Rewind five years and the thinking around vegan skincare and makeup—then largely limited to the health-food-slash-holistic niche—was that, yes, the products were morally superior, but superior in performance? Not necessarily. And more influential or prestigious? Definitely not. Yet somewhere over the millennially-motivated course of clean beauty catching on, the principle of animal product-free cosmetics won favour, with vegan beauty beginning to take on a public credence of equal quality, not just moral authority. But it’s more than that. The granola image has been shed and traded up for a certain cool, health and even activist factor. “It’s this very articulate, prevalent group of [influencers] on Instagram talking about plant-based diets and posting compelling photos of what clean eating looks like and what the results are for the hair, skin, nails and physique,” Jenni Middleton, head of beauty at trend forecasting company WGSN, told WWD. “It’s also the generation of future consumers—they are obsessed with making sure we do the right thing by the environment, and the vegan [and cruelty-free] movement is inextricably linked with the sustainability movement.”
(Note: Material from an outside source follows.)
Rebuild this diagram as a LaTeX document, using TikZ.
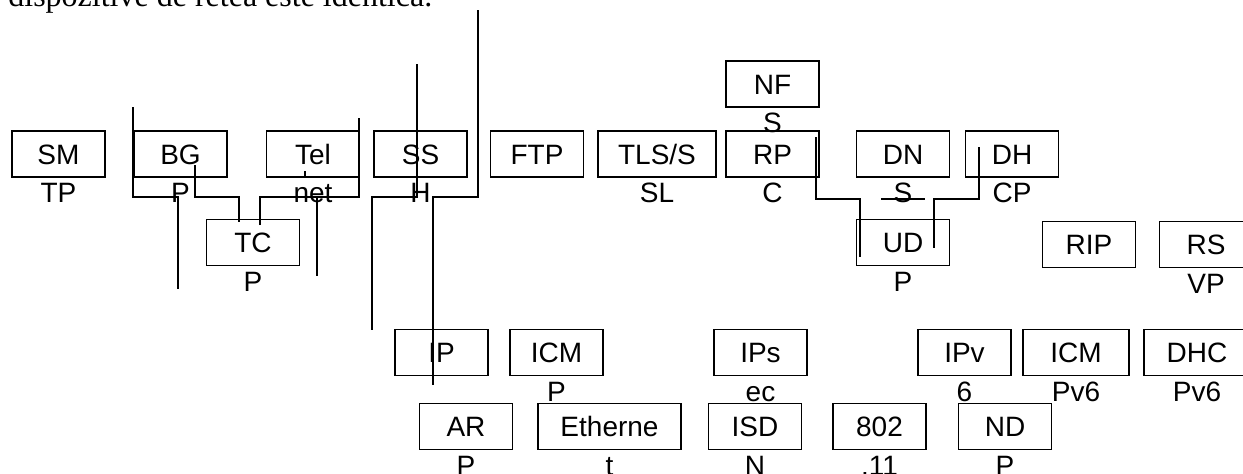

It’s not out of nowhere: The Economist dubbed 2019 “the year of the vegan”, citing the one quarter of Americans aged 25 to 34 who now identify as vegan or vegetarian. “In America in 2015, according to one survey, 3.4% of the population were vegetarian and just 0.4% were vegan,” writes John Parker. Along with this trend, as with any in skincare and makeup—hello, weedwashing—comes the baggage of misleading labelling and jargon. “Cruelty-free” can easily be conflated with “vegan”, which can also be confused with “clean”.

Only adding to the confusion is the fact that Canada has no official guidelines on what can and cannot be labelled “vegan” or “vegetarian”, even when it comes to food. PETA does lend some help—you’ve probably seen their bunny markings on product packaging— making the distinction between cosmetics companies that don’t test on animals and vegan cosmetics companies that don’t test on animals. Still, the waters remain murky on whether “vegan” means better. Better for the humane treatment of animals? Of course. Better for the environment? Absolutely. Better for our skin or health? We have yet to be convinced.